On 12/15/2014 11:46 AM, Aravinda wrote:
> On 12/15/2014 11:21 AM, Vijay Bellur wrote:
>> On 12/15/2014 11:13 AM, Aravinda wrote:
>>> On 12/15/2014 10:39 AM, Vijay Bellur wrote:
>>>> On 12/11/2014 11:40 AM, Aravinda wrote:
>>>>> Hi,
>>>>>
>>>>>
>>>>> While geo-replication is running it keeps processed changelog files in
>>>>> $WORKING_DIR/.processed or $WORKING_DIR/.history/.processed. These
>>>>> changelog files are useful for debugging processed changelogs. But
>>>>> these
>>>>> changelogs eats up the space/available inodes. The changelog files
>>>>> saved
>>>>> in processed directory is duplicate of changelogs available in brick
>>>>> backend(Difference is in the format, changelogs in processed dir are
>>>>> parsed and human readable).
>>>>
>>>> Do we consume 2 inodes per changelog - one in $WORKING_DIR and another
>>>> in the brick? If yes, how do we avoid consuming inodes in the
>>>> filesystem that contains the brick?
>>> Changelog generated by changelog translator saved in brick.
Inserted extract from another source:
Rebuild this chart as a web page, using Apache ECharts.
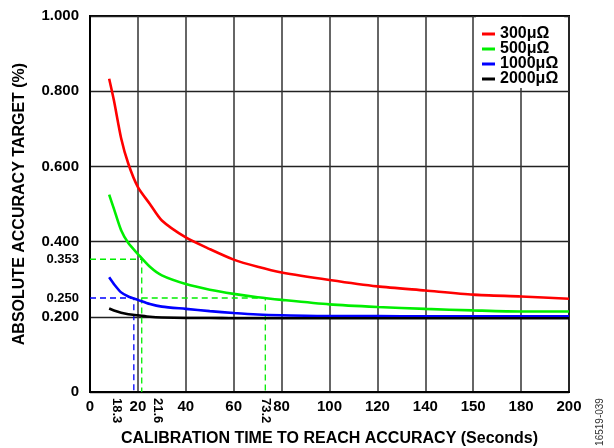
<!DOCTYPE html>
<html>
<head>
<meta charset="utf-8">
<script src="https://cdn.jsdelivr.net/npm/echarts@6/dist/echarts.min.js"></script>
<style>
html,body{margin:0;padding:0;background:#fff;}
#chart{width:614px;height:448px;}
</style>
</head>
<body>
<div id="chart"></div>
<script>
// ---- data ----
var seriesNames = ['300μΩ', '500μΩ', '1000μΩ', '2000μΩ'];
var seriesColors = ['#ff0000', '#00ee00', '#0000ff', '#000000'];
var times = [8, 10, 13, 16, 20, 25, 30, 40, 50, 60, 70, 80, 100, 120, 140, 160, 180, 200];
var acc300 = [0.833, 0.775, 0.675, 0.607, 0.545, 0.500, 0.456, 0.411, 0.380, 0.352, 0.333, 0.318, 0.298, 0.281, 0.270, 0.259, 0.254, 0.248];
var acc500 = [0.525, 0.487, 0.430, 0.396, 0.367, 0.333, 0.310, 0.287, 0.272, 0.261, 0.252, 0.245, 0.233, 0.226, 0.221, 0.217, 0.214, 0.214];
var acc1000 = [0.305, 0.287, 0.265, 0.254, 0.245, 0.234, 0.227, 0.221, 0.215, 0.210, 0.206, 0.204, 0.202, 0.202, 0.201, 0.201, 0.201, 0.201];
var acc2000 = [0.222, 0.217, 0.211, 0.207, 0.204, 0.200, 0.198, 0.197, 0.197, 0.196, 0.196, 0.196, 0.196, 0.196, 0.196, 0.196, 0.196, 0.196];
var xTickLabels = ['0', '20', '40', '60', '80', '100', '120', '140', '150', '180', '200'];
var yTickLabels = ['0', '0.200', '0.400', '0.600', '0.800', '1.000'];
// reference guides: [time, accuracy, start time of horizontal segment]
var guideBlue = [18.3, 0.250, 0];
var guideGreenA = [21.6, 0.353, 0];
var guideGreenB = [73.2, 0.250, 21.6];
var extraXLabels = [18.3, 21.6, 73.2];
var extraYLabels = [0.250, 0.353];
var figureId = '16519-039';

// ---- build ----
var FONT = 'Arial, "Liberation Sans", Helvetica, sans-serif';
var accs = [acc300, acc500, acc1000, acc2000];
function pairs(xs, ys) { return xs.map(function (x, i) { return [x, ys[i]]; }); }
function guidePath(g) { return [[g[2], g[1]], [g[0], g[1]], [g[0], 0]]; }

var series = accs.map(function (a, i) {
  return {
    name: seriesNames[i], type: 'line', data: pairs(times, a),
    showSymbol: false, smooth: 0.25,
    lineStyle: { color: seriesColors[i], width: 2.6 },
    itemStyle: { color: seriesColors[i] }, z: 5
  };
});
[[guideBlue, '#0000ff'], [guideGreenA, '#00ee00'], [guideGreenB, '#00ee00']].forEach(function (g) {
  series.push({
    type: 'line', data: guidePath(g[0]), showSymbol: false, silent: true,
    lineStyle: { color: g[1], width: 1.3, type: [6, 4] }, z: 4
  });
});

var chart = echarts.init(document.getElementById('chart'), null, { renderer: 'canvas' });
chart.setOption({
  animation: false,
  backgroundColor: '#fff',
  textStyle: { fontFamily: FONT },
  grid: { left: 90, right: 45, top: 16, bottom: 56, show: true, borderColor: '#000', borderWidth: 2,
    backgroundColor: 'transparent', containLabel: false, outerBoundsMode: 'none' },
  legend: {
    data: seriesNames, orient: 'vertical', left: 476, top: 17,
    backgroundColor: '#fff', padding: [9, 6, 1, 6], itemGap: -1,
    icon: 'rect', itemWidth: 13, itemHeight: 3,
    textStyle: { fontFamily: FONT, fontWeight: 'bold', fontSize: 16, color: '#000', lineHeight: 14 }
  },
  xAxis: [{
    type: 'value', min: 0, max: 200, interval: 20, position: 'bottom',
    name: 'CALIBRATION TIME TO REACH ACCURACY (Seconds)', nameLocation: 'middle', nameGap: 39,
    nameTextStyle: { fontFamily: FONT, fontWeight: 'bold', fontSize: 16, color: '#000' },
    axisLine: { show: true, lineStyle: { color: '#000', width: 2 } },
    axisTick: { show: false },
    axisLabel: { fontFamily: FONT, fontWeight: 'bold', fontSize: 15, color: '#000', margin: 7,
      formatter: function (v) { return xTickLabels[Math.round(v / 20)]; } },
    splitLine: { show: true, lineStyle: { color: '#333', width: 1.5 } }
  }, {
    type: 'value', min: 0, max: 200, position: 'bottom',
    axisLine: { show: false }, axisTick: { show: false }, splitLine: { show: false },
    axisLabel: {
      customValues: extraXLabels, rotate: -90, margin: 6,
      fontFamily: FONT, fontWeight: 'bold', fontSize: 13, color: '#000',
      formatter: function (v) {
        var s = v.toFixed(1);
        if (Math.abs(v - extraXLabels[0]) < 0.01) return '{l|' + s + '}';
        if (Math.abs(v - extraXLabels[1]) < 0.01) return '{r|' + s + '}';
        return '{c|' + s + '}';
      },
      rich: {
        l: { fontFamily: FONT, fontWeight: 'bold', fontSize: 13, color: '#000', padding: [35, 0, 0, 0] },
        r: { fontFamily: FONT, fontWeight: 'bold', fontSize: 13, color: '#000', padding: [0, 0, 31, 0] },
        c: { fontFamily: FONT, fontWeight: 'bold', fontSize: 13, color: '#000' }
      }
    }
  }],
  yAxis: [{
    type: 'value', min: 0, max: 1, interval: 0.2, position: 'left',
    name: 'ABSOLUTE ACCURACY TARGET (%)', nameLocation: 'middle', nameGap: 62,
    nameTextStyle: { fontFamily: FONT, fontWeight: 'bold', fontSize: 16, color: '#000' },
    axisLine: { show: true, lineStyle: { color: '#000', width: 2 } },
    axisTick: { show: false },
    axisLabel: { fontFamily: FONT, fontWeight: 'bold', fontSize: 15, color: '#000', margin: 11,
      formatter: function (v) { return yTickLabels[Math.round(v / 0.2)]; } },
    splitLine: { show: true, lineStyle: { color: '#222', width: 1.3 } }
  }, {
    type: 'value', min: 0, max: 1, position: 'left',
    axisLine: { show: false }, axisTick: { show: false }, splitLine: { show: false },
    axisLabel: { customValues: extraYLabels, margin: 11,
      fontFamily: FONT, fontWeight: 'bold', fontSize: 13, color: '#000',
      formatter: function (v) { return v.toFixed(3); } }
  }],
  graphic: [{
    type: 'text', x: 600, y: 422, rotation: Math.PI / 2,
    style: { text: figureId, fontFamily: FONT, fontSize: 10, fill: '#333', align: 'center', verticalAlign: 'middle' }
  }],
  series: series
});
</script>
</body>
</html>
When a
>>> consumer is registers working dir through libgfchangelog api processes
>>> brick changelog and copies to working dir.
>>>>
>>
>> How are the changelogs in the bricks cleaned up?
> Changelogs in the bricks will not get cleaned up, these changelogs
> remains with data(even in snapshot).
> With these changelogs we can get historical changes whenever required,
> using changelog history API.

Can we archive even the changelogs in the bricks and make them available 
only when needed?

>>
>>
>>>>>
>>>>> How about keeping only the reference to changelog file after
>>>>> processed.
>>>>> For debugging their will be additional step to look for changelog from
>>>>> backend($BRICK/.glusterfs/changelogs) using this reference.
>>>>>
>>>>> After syncing data to slave(In geo-replication)
>>>>> echo $changelog_filename >> $WORKING_DIR/.processed_files
>>>>> rm $WORKING_DIR/.processing/$changelog_filename
>>>>>
>>>>> We need to modify `gf_changelog_done` and `gf_history_changelog_done`
>>>>> functions in
>>>>> libgfchangelog($GLUSTER_SRC/xlators/features/changelog/lib/src)
>>>>>
>>>>> Any thoughts?
>>>>
>>>> Archiving retired changelogs may be an option. What would be the
>>>> scenario when there are multiple changelog consumers (apart from
>>>> geo-replication)?
>>> Each consumer registers a working dir, so it will not affect other
>>> consumers if we archive. Only issue could be backend changelogs are not
>>> copied in sosreports,(may be difficult to debug without copy of
>>> changelog in working dir)
>>
>> sosreport plugin does pick up everything in working directory. If the
>> changelogs get archived in the working directory, this should not be a
>> problem right?
> Yeah, if we archive then it will be available in sosreports, But as I
> mentioned in my first mail, if I delete the changelog in working
> dir(after syncing to slave, in processed dir) by keeping only references
> in working dir then sosreport will not have it.

OK, seems like one more reason to not delete the changelogs in 
working_directory :).

-Vijay